Copy nothing but the lines below running from the line containing "Emit a Python" through the line containing "ax = fig.add_axes([0.1538, 0.138, 0.8403, 0.8556])", both end lines included.

━━━ RECORD SET

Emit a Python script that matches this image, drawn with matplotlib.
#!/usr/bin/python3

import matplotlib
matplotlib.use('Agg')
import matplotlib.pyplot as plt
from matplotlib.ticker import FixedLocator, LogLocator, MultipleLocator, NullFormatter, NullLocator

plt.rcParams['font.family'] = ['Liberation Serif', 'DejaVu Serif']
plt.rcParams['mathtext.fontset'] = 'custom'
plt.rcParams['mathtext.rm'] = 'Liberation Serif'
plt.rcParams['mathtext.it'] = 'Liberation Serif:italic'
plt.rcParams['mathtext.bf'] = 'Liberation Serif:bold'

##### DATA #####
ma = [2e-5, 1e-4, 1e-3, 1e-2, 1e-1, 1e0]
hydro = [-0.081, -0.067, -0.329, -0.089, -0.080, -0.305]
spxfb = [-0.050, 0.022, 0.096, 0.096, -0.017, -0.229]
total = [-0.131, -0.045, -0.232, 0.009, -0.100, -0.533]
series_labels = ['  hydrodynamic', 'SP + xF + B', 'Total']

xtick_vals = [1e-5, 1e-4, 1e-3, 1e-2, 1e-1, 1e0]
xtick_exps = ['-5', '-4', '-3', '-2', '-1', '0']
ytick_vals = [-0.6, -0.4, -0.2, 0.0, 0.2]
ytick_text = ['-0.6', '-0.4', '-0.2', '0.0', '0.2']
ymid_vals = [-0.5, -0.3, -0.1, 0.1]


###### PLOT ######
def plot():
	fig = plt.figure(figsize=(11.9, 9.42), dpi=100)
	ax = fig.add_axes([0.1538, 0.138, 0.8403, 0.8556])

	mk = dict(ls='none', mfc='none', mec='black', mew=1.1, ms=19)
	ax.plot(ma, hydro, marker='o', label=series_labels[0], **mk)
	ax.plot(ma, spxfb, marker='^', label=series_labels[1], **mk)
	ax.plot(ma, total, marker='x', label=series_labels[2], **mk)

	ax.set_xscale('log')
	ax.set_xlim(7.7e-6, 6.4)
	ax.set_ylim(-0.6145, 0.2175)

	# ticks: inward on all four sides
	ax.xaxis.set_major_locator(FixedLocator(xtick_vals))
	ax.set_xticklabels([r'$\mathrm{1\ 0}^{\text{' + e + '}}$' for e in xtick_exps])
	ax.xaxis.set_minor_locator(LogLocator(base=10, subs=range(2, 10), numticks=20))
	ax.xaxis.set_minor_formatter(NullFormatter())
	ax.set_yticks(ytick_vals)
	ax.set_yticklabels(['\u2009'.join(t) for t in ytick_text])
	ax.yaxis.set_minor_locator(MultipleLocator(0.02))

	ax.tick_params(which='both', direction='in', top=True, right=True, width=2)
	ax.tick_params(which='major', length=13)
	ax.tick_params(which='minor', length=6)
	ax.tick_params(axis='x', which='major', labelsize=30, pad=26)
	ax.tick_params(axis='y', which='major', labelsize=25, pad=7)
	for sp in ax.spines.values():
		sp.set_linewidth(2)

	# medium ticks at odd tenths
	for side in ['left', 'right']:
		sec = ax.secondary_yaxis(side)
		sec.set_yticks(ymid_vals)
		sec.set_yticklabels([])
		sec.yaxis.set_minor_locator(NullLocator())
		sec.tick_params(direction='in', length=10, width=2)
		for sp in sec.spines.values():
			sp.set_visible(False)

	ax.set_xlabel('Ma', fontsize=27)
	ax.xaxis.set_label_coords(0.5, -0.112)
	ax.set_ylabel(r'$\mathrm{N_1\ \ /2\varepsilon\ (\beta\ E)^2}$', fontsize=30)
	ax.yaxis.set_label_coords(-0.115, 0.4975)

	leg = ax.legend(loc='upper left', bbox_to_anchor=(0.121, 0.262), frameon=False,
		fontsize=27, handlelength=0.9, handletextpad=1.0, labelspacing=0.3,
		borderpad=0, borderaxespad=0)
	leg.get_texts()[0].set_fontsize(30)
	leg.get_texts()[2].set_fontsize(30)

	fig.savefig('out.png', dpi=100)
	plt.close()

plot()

━━━━━━
━━━ RECORD SET

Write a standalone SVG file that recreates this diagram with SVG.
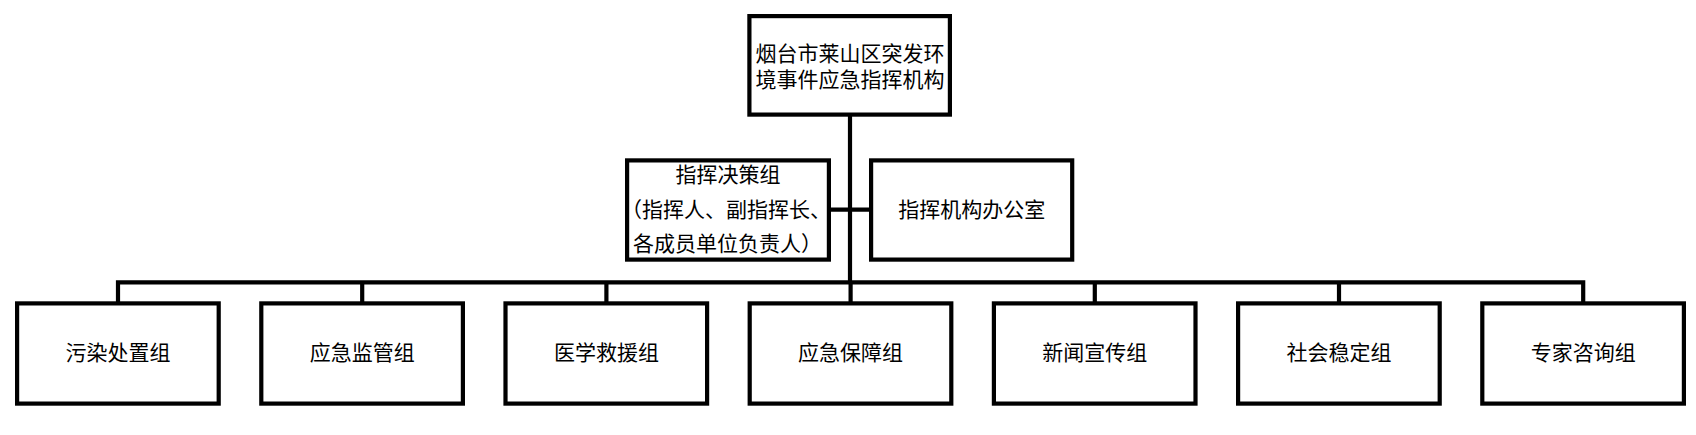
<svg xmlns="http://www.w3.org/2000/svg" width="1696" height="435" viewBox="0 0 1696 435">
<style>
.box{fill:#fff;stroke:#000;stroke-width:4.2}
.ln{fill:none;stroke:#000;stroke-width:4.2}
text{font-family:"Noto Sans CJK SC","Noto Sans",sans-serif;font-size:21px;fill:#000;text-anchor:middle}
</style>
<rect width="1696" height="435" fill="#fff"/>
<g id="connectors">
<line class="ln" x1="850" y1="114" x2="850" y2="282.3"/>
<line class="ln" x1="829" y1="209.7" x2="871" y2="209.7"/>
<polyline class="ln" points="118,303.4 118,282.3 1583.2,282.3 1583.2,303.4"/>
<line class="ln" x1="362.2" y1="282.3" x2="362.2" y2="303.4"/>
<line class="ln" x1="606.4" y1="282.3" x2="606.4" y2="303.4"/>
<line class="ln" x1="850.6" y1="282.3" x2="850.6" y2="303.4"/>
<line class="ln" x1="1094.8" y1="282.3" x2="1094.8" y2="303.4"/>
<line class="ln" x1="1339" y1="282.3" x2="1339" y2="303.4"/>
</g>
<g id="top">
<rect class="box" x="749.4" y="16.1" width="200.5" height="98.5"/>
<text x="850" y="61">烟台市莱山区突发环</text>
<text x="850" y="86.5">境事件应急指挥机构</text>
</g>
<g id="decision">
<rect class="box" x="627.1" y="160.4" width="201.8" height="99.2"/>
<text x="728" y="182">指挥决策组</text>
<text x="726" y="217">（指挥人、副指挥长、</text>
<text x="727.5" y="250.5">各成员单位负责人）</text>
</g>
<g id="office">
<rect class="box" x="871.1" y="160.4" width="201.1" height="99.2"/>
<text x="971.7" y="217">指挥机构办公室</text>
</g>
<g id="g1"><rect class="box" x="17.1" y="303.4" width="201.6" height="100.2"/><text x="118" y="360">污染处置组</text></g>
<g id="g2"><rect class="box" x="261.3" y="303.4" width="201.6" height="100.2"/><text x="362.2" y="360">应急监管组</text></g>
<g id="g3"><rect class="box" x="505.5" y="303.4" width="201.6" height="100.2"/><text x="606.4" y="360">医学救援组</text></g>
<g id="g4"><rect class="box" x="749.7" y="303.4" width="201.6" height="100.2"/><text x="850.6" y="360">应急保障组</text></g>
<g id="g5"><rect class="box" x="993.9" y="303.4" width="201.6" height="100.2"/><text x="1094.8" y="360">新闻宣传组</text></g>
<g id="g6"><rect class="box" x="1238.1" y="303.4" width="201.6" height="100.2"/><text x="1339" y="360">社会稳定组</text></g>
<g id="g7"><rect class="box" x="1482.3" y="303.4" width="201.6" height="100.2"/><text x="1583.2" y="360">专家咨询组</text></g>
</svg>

━━━━━━

▶ [COMPLETE OUTPUT]
Emit a Python script that matches this image, drawn with matplotlib.
#!/usr/bin/python3

import matplotlib
matplotlib.use('Agg')
import matplotlib.pyplot as plt
from matplotlib.ticker import FixedLocator, LogLocator, MultipleLocator, NullFormatter, NullLocator

plt.rcParams['font.family'] = ['Liberation Serif', 'DejaVu Serif']
plt.rcParams['mathtext.fontset'] = 'custom'
plt.rcParams['mathtext.rm'] = 'Liberation Serif'
plt.rcParams['mathtext.it'] = 'Liberation Serif:italic'
plt.rcParams['mathtext.bf'] = 'Liberation Serif:bold'

##### DATA #####
ma = [2e-5, 1e-4, 1e-3, 1e-2, 1e-1, 1e0]
hydro = [-0.081, -0.067, -0.329, -0.089, -0.080, -0.305]
spxfb = [-0.050, 0.022, 0.096, 0.096, -0.017, -0.229]
total = [-0.131, -0.045, -0.232, 0.009, -0.100, -0.533]
series_labels = ['  hydrodynamic', 'SP + xF + B', 'Total']

xtick_vals = [1e-5, 1e-4, 1e-3, 1e-2, 1e-1, 1e0]
xtick_exps = ['-5', '-4', '-3', '-2', '-1', '0']
ytick_vals = [-0.6, -0.4, -0.2, 0.0, 0.2]
ytick_text = ['-0.6', '-0.4', '-0.2', '0.0', '0.2']
ymid_vals = [-0.5, -0.3, -0.1, 0.1]


###### PLOT ######
def plot():
	fig = plt.figure(figsize=(11.9, 9.42), dpi=100)
	ax = fig.add_axes([0.1538, 0.138, 0.8403, 0.8556])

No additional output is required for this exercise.